I quite agree with you. 
See the thread from Nov 2011: http://lists.ics.forth.gr/pipermail/crm-sig/2011-November/001693.html
with subject ISSUE: "P43 has dimension" should apply to E1 Entity, not E70 Thing

I'm sorry I didn't know about the related issue 156 at the time.
I gave a number of examples from various areas, which were dismissed with Philosophical arguments.

When I asked directly about the domain inconsistency of P39 and P43:
> how do you explain this: "P39 measured" points to E1, "P43 has dimension" is a shortcut thereof, but P43 points lower than E1.

This was answered with the unbeatable argument of Convenience:
> P43 represents the common shortcut observed in existing documentation systems that measure particular Things

** The fact that this isn't entered into the issue list http://www.cidoc-crm.org/issues.php until until now
** is quite worrisome about the proper process in the CRM SIG mailing list.

Let's hope now that Athina raises it again (and even "reserved" next issue number), it will be entered in the list.


Wolfgang Schmidle:
> What exactly is the question? Is this more than a mere technicality after the corresponding change to P39?

Hi Wolfgang! 
Doesn't this bother you:
P39 lets you measure various entities, but P43 doesn't let you record the result for all of them (!?)

> Can one expect situations where this specific shortcut describes the Real World differently than the fully developed path?

The purpose of shortcuts is to enable lighter recording (not having to go through Events every time).
Whatever arguments were accepted for lifting the domain of P39, equally apply to P43.
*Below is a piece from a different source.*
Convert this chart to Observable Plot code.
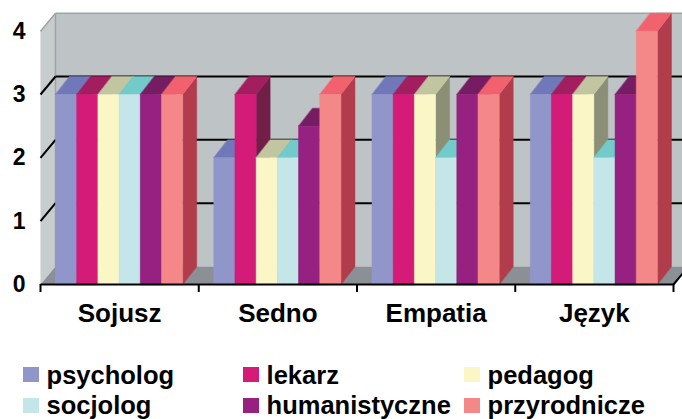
<!DOCTYPE html>
<html><head><meta charset="utf-8">
<script src="https://cdn.jsdelivr.net/npm/d3@7"></script>
<script src="https://cdn.jsdelivr.net/npm/@observablehq/plot@0.6"></script>
<style>
html,body{margin:0;padding:0;background:#fff;}
#chart{position:relative;width:682px;height:419px;overflow:hidden;font-family:"Liberation Sans",Arial,sans-serif;}
.lg-sw{position:absolute;width:16px;height:15px;}
.lg-tx{position:absolute;font-size:25.5px;font-weight:bold;line-height:30px;color:#000;white-space:nowrap;}
</style></head><body><div id="chart"></div>
<script>
// ---- data ----
const categories = ["Sojusz", "Sedno", "Empatia", "Język"];
const seriesNames = ["psycholog", "lekarz", "pedagog", "socjolog", "humanistyczne", "przyrodnicze"];
const psycholog     = [3, 2,   3, 3];
const lekarz        = [3, 3,   3, 3];
const pedagog       = [3, 2,   3, 3];
const socjolog      = [3, 2,   2, 2];
const humanistyczne = [3, 2.5, 3, 3];
const przyrodnicze  = [3, 3,   3, 4];
const yTicks = [0, 1, 2, 3, 4];

const seriesValues = [psycholog, lekarz, pedagog, socjolog, humanistyczne, przyrodnicze];
const frontColors = ["#9096ca", "#d41b78", "#faf6c6", "#c4e6e8", "#962180", "#f48888"];
const topColors   = ["#7078ba", "#a21e5e", "#c2c6a0", "#72caca", "#761c62", "#f2626e"];
const sideColors  = ["#5a5e90", "#711e49", "#8a8f76", "#5a9ea0", "#5e1650", "#b03c4c"];

// ---- geometry (in scale units) ----
const W = 682, H = 330;
const mL = 40, mR = 9, mT = 30.67, mB = 46;
const catPx = (W - mL - mR) / 4;
const unitPx = (H - mT - mB) / 4;
const barOffset = 15 / catPx, barWidth = 21.2 / catPx;
const depthX = 14 / catPx, depthY = 18 / unitPx, wallX = 15 / catPx;
const xEnd = 4.3;

const wallRows = [];
function poly(rows, id, pts, color) { pts.forEach(([x, y]) => rows.push({id, x, y, color})); }
poly(wallRows, "back", [[wallX, depthY], [wallX, 4 + depthY], [xEnd, 4 + depthY], [xEnd, depthY]], "#bec4c6");
poly(wallRows, "left", [[0, 0], [0, 4], [wallX, 4 + depthY], [wallX, depthY]], "#c7cccc");
poly(wallRows, "floor", [[0, 0], [4, 0], [4 + wallX, depthY], [wallX, depthY]], "#8a9096");

const gridLinks = [];
yTicks.filter(v => v > 0 && v < 4).forEach(v => {
  gridLinks.push({x1: wallX, y1: v + depthY, x2: xEnd, y2: v + depthY});
  gridLinks.push({x1: 0, y1: v, x2: wallX, y2: v + depthY});
});
const edgeLinks = [
  {x1: 0, y1: 4, x2: wallX, y2: 4 + depthY},
  {x1: wallX, y1: 4 + depthY, x2: xEnd, y2: 4 + depthY},
  {x1: wallX, y1: depthY, x2: wallX, y2: 4 + depthY}
];

const barRows = [];
categories.forEach((c, i) => {
  seriesValues.forEach((vals, j) => {
    const v = vals[i];
    const x0 = i + barOffset + j * barWidth, x1 = x0 + barWidth;
    const id = c + "-" + seriesNames[j];
    poly(barRows, id + "-side", [[x1, 0], [x1, v], [x1 + depthX, v + depthY], [x1 + depthX, depthY]], sideColors[j]);
    poly(barRows, id + "-top", [[x0, v], [x1, v], [x1 + depthX, v + depthY], [x0 + depthX, v + depthY]], topColors[j]);
    poly(barRows, id + "-front", [[x0, 0], [x0, v], [x1, v], [x1, 0]], frontColors[j]);
  });
});

const plot = Plot.plot({
  width: W, height: H,
  marginLeft: mL, marginRight: mR, marginTop: mT, marginBottom: mB,
  x: {domain: [0, 4]},
  y: {domain: [0, 4]},
  style: {fontFamily: '"Liberation Sans", Arial, sans-serif', background: "white", overflow: "hidden", color: "#000"},
  marks: [
    Plot.line(wallRows, {x: "x", y: "y", z: "id", fill: "color", stroke: "none", curve: "linear-closed"}),
    Plot.link(edgeLinks, {x1: "x1", y1: "y1", x2: "x2", y2: "y2", stroke: "#9ea3a6", strokeWidth: 1.5}),
    Plot.link(gridLinks, {x1: "x1", y1: "y1", x2: "x2", y2: "y2", stroke: "#000", strokeWidth: 2}),
    Plot.line(barRows, {x: "x", y: "y", z: "id", fill: "color", stroke: "color", strokeWidth: 0.5, curve: "linear-closed"}),
    Plot.link([{x1: 0, y1: 0, x2: 4, y2: 0}, {x1: 4, y1: 0, x2: 4 + wallX * 0.7, y2: depthY * 0.7}], {x1: "x1", y1: "y1", x2: "x2", y2: "y2", stroke: "#000", strokeWidth: 2}),
    Plot.ruleX(d3.range(categories.length + 1), {y1: 0, y2: -8 / unitPx, stroke: "#000", strokeWidth: 2}),
    Plot.axisY({ticks: yTicks, tickFormat: d => String(d), tickSize: 0, tickPadding: 15, label: null, fontSize: 23, fontWeight: "bold"}),
    Plot.axisX({ticks: categories.map((c, i) => i + 0.5), tickFormat: d => categories[Math.round(d - 0.5)], tickSize: 0, tickPadding: 19, label: null, fontSize: 26, fontWeight: "bold"})
  ]
});
const chart = document.getElementById("chart");
chart.appendChild(plot);

// ---- legend (HTML, below the SVG) ----
const legend = document.createElement("div");
legend.style.cssText = "position:relative;width:682px;height:89px;";
const colSw = [22.7, 243.3, 464], colTx = [46.6, 266.6, 487.6];
seriesNames.forEach((name, k) => {
  const col = k % 3, row = Math.floor(k / 3);
  const sw = document.createElement("div");
  sw.className = "lg-sw";
  sw.style.left = colSw[col] + "px";
  sw.style.top = (36.7 + row * 31.5) + "px";
  sw.style.background = frontColors[k];
  legend.appendChild(sw);
  const tx = document.createElement("div");
  tx.className = "lg-tx";
  tx.style.left = colTx[col] + "px";
  tx.style.top = (29.6 + row * 30.5) + "px";
  tx.textContent = name;
  legend.appendChild(tx);
});
chart.appendChild(legend);
</script></body></html>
> I don't fully understand Issue 156. Was
> the change introduced in order to measure E2 Temporal Entities? Why can E77 Persistent Item and its subclass E39 Actor now be
> measured when they couldn't be measured before?

Easy to give examples:
- Temporal (activity): speed of a car
- Temporal (event): number of people killed by the eruption of Vesuvuis
- Actor (person): height, IQ
- Actor (group): number of members.
  Here Stephen Stead answered that instead, you should model all individual members. Which is obviously untenable if you don't know them
See the thread cited above for a lot more examples.

Athina> but can you measure an idea

I think you can measure various things about it, eg:
- popularity (with a given population and in given time, e.g. measured through sociometrics)
- impact (in a given intellectual commmunity, e.g. measured by polls or bibliometrics)

> Are the other subclasses (E52 Time-Span, E53 Place and E54 Dimension itself) also supposed to be measured with P43 / P39?

Sure you can measure E53 Place.
As for E52, E54 I won't venture a guess, but just because you COULD attach P43,P39 to it, doesn't mean you SHOULD.

The other options are worse:
- create a class Measurable, meant to be used as auxiliary class on an entity that is measured.
  In CompSci these are called "mixins" or "traits" (in Scala) or  "interface" in Java
  See http://en.wikipedia.org/wiki/Mixin 
  (this is a useful pattern, maybe merits a thread?)
- split the properties into P39_measure_actor, P39_measure_place... (horrible)
- reorg the class hierarchy to make branch for measurable things (impossible)

Domains and ranges should describe POSSIBLE applications as precisely as possible, 
but should err on the side of side of wider inclusion, not on the side of exclusivity.

> (Issue 159 was closed in 2008, but the change to P39 is apparently not yet included in the latest Cidoc version; why?)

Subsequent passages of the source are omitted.